◆ **Task statement**
Give the number of lines holding the string "Rebuild", and nothing else.
* BEGIN *
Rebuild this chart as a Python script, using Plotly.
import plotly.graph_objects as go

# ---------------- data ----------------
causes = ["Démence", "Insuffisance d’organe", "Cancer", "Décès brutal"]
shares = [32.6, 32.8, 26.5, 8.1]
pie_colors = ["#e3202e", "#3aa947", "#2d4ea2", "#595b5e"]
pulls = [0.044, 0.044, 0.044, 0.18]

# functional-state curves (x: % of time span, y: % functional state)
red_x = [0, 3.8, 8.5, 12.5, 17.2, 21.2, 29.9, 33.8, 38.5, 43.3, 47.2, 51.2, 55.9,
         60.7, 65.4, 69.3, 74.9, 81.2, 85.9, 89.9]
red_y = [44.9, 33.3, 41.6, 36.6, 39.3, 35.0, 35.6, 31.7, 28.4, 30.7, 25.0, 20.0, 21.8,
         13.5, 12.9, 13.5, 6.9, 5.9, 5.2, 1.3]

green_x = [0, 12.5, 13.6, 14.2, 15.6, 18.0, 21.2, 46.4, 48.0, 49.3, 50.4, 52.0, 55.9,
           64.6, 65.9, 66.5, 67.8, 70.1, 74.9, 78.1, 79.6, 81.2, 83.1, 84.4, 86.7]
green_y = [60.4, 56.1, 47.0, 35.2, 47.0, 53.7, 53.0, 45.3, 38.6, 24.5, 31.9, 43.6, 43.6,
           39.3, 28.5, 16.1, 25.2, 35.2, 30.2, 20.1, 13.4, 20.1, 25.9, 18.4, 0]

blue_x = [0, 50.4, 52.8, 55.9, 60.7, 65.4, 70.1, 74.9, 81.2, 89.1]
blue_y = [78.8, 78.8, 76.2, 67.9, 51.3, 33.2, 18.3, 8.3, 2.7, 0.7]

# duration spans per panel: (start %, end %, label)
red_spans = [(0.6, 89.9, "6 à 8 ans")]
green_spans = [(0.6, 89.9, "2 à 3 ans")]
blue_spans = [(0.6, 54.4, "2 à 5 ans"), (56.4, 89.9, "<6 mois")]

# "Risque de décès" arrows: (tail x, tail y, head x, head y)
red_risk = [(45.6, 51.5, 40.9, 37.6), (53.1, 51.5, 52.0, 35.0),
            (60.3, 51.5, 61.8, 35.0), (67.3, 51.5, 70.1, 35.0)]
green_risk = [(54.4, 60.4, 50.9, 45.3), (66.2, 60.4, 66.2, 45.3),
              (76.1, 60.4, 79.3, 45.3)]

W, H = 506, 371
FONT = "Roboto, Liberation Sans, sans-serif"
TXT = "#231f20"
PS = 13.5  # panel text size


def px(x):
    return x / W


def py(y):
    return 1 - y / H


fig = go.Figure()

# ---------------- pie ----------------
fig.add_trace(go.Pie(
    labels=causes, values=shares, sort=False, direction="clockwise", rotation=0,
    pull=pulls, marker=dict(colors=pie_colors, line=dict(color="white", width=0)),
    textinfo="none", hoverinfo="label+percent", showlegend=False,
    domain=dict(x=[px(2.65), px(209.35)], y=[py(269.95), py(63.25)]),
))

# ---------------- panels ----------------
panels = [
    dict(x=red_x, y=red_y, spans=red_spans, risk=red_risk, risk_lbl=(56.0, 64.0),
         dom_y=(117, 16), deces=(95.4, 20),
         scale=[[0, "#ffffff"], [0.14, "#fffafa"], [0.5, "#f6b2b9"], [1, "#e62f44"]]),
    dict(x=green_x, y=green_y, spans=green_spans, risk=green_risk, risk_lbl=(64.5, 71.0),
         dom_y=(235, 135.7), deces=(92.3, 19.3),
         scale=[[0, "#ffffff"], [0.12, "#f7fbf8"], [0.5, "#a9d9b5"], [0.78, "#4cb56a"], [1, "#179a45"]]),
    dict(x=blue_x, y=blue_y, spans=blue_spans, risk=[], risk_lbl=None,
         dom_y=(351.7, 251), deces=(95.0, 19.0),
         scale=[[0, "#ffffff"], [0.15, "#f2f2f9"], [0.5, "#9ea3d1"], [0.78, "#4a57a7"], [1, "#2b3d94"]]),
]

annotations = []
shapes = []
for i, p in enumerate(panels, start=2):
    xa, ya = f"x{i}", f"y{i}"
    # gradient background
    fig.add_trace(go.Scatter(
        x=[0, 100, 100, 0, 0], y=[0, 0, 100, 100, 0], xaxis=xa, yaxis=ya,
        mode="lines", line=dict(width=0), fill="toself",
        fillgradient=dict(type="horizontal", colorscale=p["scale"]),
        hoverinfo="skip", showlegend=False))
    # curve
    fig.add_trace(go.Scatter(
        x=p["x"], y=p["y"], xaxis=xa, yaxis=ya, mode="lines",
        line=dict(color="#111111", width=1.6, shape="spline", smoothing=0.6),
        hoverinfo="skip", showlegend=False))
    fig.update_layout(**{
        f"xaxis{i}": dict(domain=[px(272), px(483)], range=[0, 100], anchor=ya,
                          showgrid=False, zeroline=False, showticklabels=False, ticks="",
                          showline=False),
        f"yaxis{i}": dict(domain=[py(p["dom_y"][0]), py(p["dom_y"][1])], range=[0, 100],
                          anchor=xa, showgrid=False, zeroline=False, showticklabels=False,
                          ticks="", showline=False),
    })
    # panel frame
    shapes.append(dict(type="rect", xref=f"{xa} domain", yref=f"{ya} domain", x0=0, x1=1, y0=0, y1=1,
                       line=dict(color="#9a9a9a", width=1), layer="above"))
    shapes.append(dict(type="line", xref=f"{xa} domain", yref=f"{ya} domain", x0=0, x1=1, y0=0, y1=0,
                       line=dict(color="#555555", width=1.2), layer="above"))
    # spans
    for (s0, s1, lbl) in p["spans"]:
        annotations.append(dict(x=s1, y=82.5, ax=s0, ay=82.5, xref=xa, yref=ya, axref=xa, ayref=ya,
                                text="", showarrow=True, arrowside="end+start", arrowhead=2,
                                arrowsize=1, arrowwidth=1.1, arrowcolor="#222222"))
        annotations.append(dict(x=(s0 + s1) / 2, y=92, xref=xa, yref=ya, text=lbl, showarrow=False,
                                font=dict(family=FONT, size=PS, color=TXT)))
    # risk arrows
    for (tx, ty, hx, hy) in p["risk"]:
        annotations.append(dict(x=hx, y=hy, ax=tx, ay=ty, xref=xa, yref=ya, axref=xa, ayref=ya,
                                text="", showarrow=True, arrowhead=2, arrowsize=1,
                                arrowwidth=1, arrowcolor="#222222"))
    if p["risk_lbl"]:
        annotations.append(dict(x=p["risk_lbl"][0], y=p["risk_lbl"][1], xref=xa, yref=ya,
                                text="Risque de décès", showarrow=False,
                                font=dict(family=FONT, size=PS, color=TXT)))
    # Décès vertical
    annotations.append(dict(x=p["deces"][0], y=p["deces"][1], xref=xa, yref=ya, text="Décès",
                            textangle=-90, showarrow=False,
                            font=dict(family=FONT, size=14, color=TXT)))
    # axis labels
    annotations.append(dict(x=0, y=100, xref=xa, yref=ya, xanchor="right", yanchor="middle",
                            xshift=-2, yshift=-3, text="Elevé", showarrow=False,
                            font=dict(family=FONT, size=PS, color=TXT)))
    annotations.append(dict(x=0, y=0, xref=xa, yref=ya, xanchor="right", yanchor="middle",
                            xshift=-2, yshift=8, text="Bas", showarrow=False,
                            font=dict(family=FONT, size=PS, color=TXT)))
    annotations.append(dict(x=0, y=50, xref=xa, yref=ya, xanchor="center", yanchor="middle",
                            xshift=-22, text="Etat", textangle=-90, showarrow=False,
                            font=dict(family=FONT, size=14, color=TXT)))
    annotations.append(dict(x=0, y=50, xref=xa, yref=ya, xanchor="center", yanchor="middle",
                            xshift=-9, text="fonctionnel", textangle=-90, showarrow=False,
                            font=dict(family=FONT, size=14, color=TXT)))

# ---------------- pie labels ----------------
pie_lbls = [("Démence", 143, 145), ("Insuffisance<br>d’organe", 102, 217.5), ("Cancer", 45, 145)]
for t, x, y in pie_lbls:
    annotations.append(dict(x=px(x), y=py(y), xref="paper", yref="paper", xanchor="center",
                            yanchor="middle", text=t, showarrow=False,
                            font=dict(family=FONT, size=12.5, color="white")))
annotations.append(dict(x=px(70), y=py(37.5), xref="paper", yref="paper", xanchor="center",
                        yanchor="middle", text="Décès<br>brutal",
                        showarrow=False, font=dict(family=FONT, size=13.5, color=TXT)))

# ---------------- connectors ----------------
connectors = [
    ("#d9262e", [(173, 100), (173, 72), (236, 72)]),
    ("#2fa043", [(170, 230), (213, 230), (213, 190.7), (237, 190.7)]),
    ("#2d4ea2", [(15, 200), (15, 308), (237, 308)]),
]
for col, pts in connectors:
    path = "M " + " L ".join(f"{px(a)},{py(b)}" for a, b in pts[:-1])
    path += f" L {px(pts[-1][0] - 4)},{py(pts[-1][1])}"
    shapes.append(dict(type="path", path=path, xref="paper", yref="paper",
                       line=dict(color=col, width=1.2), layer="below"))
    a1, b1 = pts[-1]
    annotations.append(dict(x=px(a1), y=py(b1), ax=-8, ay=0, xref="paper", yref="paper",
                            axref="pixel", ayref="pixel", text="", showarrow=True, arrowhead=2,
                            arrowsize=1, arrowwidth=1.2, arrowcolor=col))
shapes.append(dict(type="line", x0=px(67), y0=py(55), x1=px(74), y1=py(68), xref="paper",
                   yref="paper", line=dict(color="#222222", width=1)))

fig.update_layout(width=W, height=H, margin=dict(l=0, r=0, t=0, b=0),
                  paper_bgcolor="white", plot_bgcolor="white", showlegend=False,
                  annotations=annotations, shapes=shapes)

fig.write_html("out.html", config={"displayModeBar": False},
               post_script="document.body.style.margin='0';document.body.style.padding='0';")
* END *
* BEGIN *
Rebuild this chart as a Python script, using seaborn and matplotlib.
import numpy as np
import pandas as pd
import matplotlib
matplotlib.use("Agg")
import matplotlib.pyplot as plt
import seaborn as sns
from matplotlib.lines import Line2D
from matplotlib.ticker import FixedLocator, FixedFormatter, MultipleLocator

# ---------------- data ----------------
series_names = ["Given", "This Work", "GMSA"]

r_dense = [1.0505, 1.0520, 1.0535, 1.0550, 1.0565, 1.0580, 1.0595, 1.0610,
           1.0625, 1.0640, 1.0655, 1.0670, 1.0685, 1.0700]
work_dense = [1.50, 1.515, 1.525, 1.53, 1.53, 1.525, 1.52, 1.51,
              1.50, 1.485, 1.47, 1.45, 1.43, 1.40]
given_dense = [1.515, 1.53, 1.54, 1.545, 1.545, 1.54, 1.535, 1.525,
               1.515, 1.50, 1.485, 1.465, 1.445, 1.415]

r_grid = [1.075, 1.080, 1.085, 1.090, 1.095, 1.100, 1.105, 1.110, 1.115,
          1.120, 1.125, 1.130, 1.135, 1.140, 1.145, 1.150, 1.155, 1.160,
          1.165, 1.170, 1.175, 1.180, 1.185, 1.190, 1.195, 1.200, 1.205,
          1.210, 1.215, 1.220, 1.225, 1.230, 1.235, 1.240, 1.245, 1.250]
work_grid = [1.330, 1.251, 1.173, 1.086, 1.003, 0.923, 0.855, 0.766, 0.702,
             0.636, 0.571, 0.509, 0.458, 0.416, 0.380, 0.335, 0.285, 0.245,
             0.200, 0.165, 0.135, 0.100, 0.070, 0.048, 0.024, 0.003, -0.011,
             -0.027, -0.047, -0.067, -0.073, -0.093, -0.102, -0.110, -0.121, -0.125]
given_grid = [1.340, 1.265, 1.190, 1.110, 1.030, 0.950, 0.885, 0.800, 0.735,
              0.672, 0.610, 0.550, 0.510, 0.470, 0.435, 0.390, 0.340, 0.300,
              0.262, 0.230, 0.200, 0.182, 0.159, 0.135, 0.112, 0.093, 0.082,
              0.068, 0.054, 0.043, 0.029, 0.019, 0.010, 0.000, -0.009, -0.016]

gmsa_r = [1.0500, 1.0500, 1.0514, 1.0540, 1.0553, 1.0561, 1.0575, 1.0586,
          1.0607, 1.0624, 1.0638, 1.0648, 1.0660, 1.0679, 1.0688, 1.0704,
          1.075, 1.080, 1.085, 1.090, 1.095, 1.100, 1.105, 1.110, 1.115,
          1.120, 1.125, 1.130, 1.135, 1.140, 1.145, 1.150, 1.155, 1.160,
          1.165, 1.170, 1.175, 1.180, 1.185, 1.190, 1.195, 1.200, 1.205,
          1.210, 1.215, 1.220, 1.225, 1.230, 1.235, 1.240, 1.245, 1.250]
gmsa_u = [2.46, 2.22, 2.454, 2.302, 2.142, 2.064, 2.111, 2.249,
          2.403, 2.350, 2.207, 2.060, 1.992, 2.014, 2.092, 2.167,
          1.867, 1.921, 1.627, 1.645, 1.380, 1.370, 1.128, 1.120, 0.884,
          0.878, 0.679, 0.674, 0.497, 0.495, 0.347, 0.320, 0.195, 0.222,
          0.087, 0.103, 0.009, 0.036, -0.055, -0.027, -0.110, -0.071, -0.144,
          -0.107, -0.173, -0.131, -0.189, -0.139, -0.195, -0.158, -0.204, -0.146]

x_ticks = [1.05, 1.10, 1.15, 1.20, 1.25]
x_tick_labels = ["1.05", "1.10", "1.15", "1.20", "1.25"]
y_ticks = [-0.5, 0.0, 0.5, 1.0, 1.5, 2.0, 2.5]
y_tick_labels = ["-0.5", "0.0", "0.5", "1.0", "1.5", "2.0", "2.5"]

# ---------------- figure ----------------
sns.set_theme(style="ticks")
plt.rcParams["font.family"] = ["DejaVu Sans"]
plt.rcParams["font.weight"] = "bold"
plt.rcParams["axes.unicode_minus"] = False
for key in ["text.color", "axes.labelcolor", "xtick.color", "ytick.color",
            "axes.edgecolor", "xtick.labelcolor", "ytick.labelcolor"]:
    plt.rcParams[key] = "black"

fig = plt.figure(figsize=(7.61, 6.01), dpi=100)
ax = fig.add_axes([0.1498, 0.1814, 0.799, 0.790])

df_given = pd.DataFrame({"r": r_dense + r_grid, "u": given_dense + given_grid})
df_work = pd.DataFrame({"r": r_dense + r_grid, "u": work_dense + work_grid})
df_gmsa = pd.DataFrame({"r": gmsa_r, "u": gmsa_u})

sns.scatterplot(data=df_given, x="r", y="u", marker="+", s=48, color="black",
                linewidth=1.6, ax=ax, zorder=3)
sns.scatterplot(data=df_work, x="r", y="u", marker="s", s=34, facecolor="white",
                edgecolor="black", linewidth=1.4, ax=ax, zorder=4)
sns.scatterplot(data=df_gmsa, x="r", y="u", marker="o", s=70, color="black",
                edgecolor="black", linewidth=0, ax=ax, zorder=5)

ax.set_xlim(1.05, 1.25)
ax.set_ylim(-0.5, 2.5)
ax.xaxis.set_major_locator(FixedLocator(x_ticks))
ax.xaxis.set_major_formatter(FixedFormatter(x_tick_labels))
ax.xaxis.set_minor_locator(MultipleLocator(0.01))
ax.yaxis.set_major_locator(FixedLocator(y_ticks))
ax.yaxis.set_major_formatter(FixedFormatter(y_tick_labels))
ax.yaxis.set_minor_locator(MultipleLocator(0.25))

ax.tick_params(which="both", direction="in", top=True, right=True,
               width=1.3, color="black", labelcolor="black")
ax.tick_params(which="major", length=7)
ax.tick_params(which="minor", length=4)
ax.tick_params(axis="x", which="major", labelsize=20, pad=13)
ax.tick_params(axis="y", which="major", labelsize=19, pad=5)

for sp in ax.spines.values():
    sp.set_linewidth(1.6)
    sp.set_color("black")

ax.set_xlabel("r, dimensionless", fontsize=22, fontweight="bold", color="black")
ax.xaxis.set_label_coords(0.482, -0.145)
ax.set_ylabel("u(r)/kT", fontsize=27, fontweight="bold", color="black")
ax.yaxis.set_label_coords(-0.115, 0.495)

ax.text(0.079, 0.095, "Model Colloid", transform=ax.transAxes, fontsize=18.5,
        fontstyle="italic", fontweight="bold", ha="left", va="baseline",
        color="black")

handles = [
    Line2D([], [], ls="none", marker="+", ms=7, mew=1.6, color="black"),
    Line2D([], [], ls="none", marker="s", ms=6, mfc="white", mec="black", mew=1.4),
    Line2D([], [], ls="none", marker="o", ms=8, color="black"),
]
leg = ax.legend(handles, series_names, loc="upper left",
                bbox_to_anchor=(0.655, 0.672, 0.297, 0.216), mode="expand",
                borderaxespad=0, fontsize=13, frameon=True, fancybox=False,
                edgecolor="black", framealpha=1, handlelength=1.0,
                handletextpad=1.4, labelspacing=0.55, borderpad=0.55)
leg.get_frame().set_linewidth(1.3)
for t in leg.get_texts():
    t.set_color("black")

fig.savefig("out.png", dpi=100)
* END *
◆ **Exercise output**
2